Whether your golden years are just around the corner or far off in the distance, retirement planning often revolves around effective ways of saving for the future. One popular option is an individual retirement account (IRA). IRAs provide a tax-advantaged way for individual investors to save for retirement.

If you're ready to learn more about your options for retirement savings or simply are curious about IRA basics, this guide is for you.

What Is an IRA?

Individual retirement accounts are retirement investment savings vehicles with some tax advantages. Depending on the type of IRA, you can contribute either pretax or post-tax dollars. If you meet certain qualifications, you may not owe taxes on the earnings until you withdraw the money in retirement.

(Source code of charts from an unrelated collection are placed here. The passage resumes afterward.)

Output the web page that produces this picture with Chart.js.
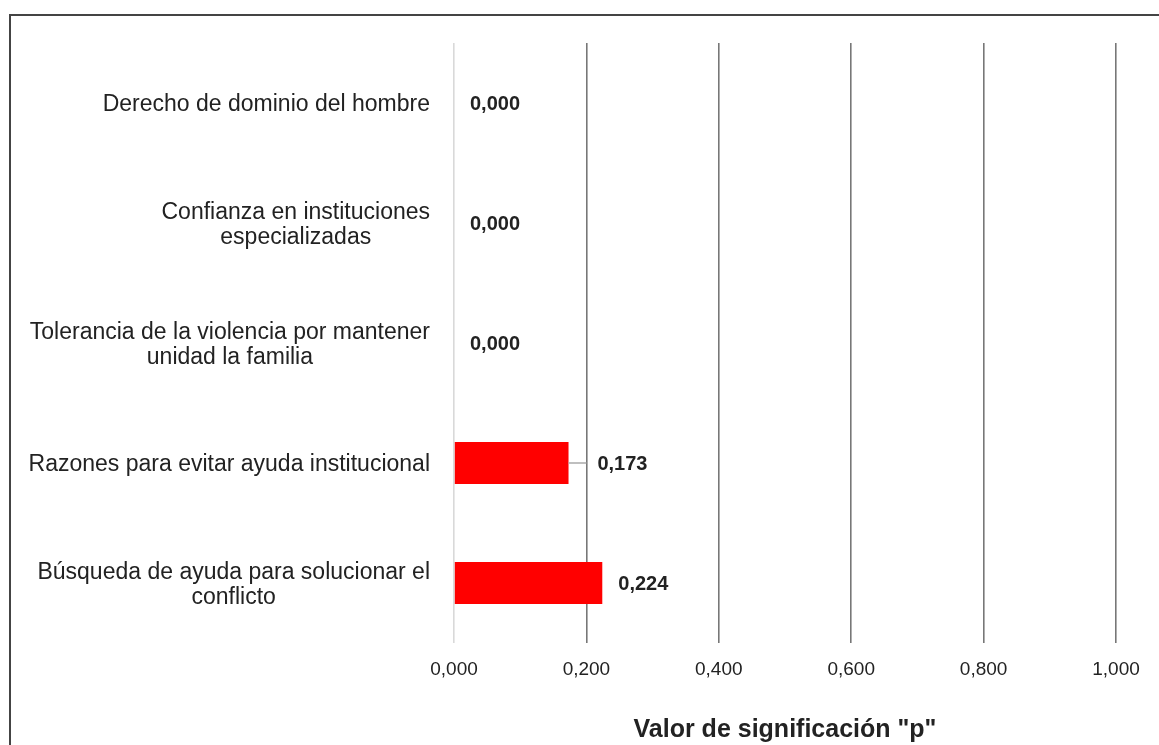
<!DOCTYPE html>
<html>
<head>
<meta charset="utf-8">
<script src="https://cdn.jsdelivr.net/npm/chart.js@4.4.1/dist/chart.umd.min.js"></script>
<style>
    html, body { margin: 0; padding: 0; background: #fff; }
    #wrap { position: relative; width: 1159px; height: 745px; }
    #frame {
        position: absolute; left: 9px; top: 14px; right: 0; bottom: 0;
        border-top: 2px solid #444; border-left: 2px solid #444;
        pointer-events: none;
    }
</style>
</head>
<body>
<div id="wrap">
    <canvas id="myChart" width="1159" height="745"></canvas>
    <div id="frame"></div>
</div>
<script>
// data
const categories = [
    ['Derecho de dominio del hombre'],
    ['Confianza en instituciones', 'especializadas'],
    ['Tolerancia de la violencia por mantener', 'unidad la familia'],
    ['Razones para evitar ayuda institucional'],
    ['Búsqueda de ayuda para solucionar el', 'conflicto']
];
const pValues = [0.000, 0.000, 0.000, 0.173, 0.224];
const xTicks = [0, 0.2, 0.4, 0.6, 0.8, 1.0];

const fmt = v => v.toFixed(3).replace('.', ',');
const FONT = "'Liberation Sans', Arial, sans-serif";

// category labels: block right aligned, each line centred inside the block
const categoryLabels = {
    id: 'categoryLabels',
    afterDraw(chart) {
        const ctx = chart.ctx;
        const yScale = chart.scales.y;
        const rightEdge = chart.chartArea.left - 24;
        const lineH = 25;
        ctx.save();
        ctx.font = '23px ' + FONT;
        ctx.fillStyle = '#222';
        ctx.textBaseline = 'middle';
        ctx.textAlign = 'center';
        categories.forEach((lines, i) => {
            const yc = yScale.getPixelForValue(i) + 2;
            const blockW = Math.max(...lines.map(l => ctx.measureText(l).width));
            const cx = rightEdge - blockW / 2;
            const y0 = yc - (lines.length - 1) * lineH / 2;
            lines.forEach((l, j) => ctx.fillText(l, cx, y0 + j * lineH));
        });
        ctx.restore();
    }
};

// value labels, moved past a grid line (with a leader line) when they would hit one
const valueLabels = {
    id: 'valueLabels',
    afterDatasetsDraw(chart) {
        const ctx = chart.ctx;
        const xScale = chart.scales.x;
        const meta = chart.getDatasetMeta(0);
        const grids = xTicks.filter(t => t > 0).map(t => xScale.getPixelForValue(t));
        ctx.save();
        ctx.font = 'bold 20px ' + FONT;
        ctx.textBaseline = 'middle';
        ctx.textAlign = 'left';
        meta.data.forEach((bar, i) => {
            const txt = fmt(pValues[i]);
            const w = ctx.measureText(txt).width;
            const end = bar.x;
            let x = end + 16;
            const hit = grids.find(g => g >= x - 4 && g <= x + w);
            if (hit !== undefined) {
                ctx.strokeStyle = '#aaa';
                ctx.lineWidth = 1.5;
                ctx.beginPath();
                ctx.moveTo(end, bar.y);
                ctx.lineTo(hit, bar.y);
                ctx.stroke();
                x = hit + 11;
            }
            ctx.fillStyle = '#222';
            ctx.fillText(txt, x, bar.y + 1);
        });
        ctx.restore();
    }
};

const ctx1 = document.getElementById('myChart').getContext('2d');
const myChart = new Chart(ctx1, {
    type: 'bar',
    data: {
        labels: categories,
        datasets: [{
            data: pValues,
            backgroundColor: '#ff0000',
            borderWidth: 0,
            categoryPercentage: 1,
            barPercentage: 0.35
        }]
    },
    options: {
        indexAxis: 'y',
        responsive: false,
        animation: false,
        layout: { padding: { top: 43, right: 43, left: 0, bottom: 0 } },
        plugins: {
            legend: { display: false },
            tooltip: { enabled: false }
        },
        scales: {
            x: {
                min: 0,
                max: 1,
                afterBuildTicks: s => { s.ticks = xTicks.map(v => ({ value: v })); },
                afterFit: s => { s.height = 102; },
                border: { display: false },
                grid: {
                    drawTicks: false,
                    color: ctx => ctx.tick && ctx.tick.value === 0 ? '#d9d9d9' : '#777',
                    lineWidth: 1.6
                },
                ticks: {
                    padding: 15,
                    color: '#222',
                    font: { family: FONT, size: 19 },
                    callback: v => fmt(v)
                },
                title: {
                    display: true,
                    text: 'Valor de significación "p"',
                    color: '#222',
                    font: { family: FONT, size: 25, weight: 'bold' },
                    padding: { top: 0, bottom: 0 }
                }
            },
            y: {
                afterFit: s => { s.width = 454; },
                border: { display: false },
                grid: { display: false, drawTicks: false },
                ticks: { display: false }
            }
        }
    },
    plugins: [categoryLabels, valueLabels]
});
</script>
</body>
</html>
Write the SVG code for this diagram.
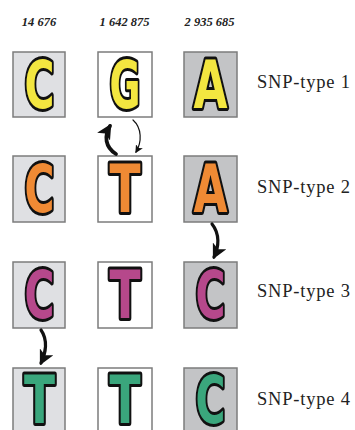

IRAs can provide more options and greater flexibility compared to an employer-sponsored 401(k). And many earners like to contribute to an IRA in addition to their retirement accounts through their jobs.

An IRA may fit your needs if you can't enroll in a 401(k) through work, are self-employed or want to save beyond your employer-sponsored options.

Benefits of an Individual Retirement Account

These tax-advantaged retirement savings accounts have various benefits.

More Access to Savings Options

IRAs help expand the number of people with access to retirement savings accounts. There's no age limit on having an IRA, and if you're a younger worker, contributing early can help you take advantage of compound interest.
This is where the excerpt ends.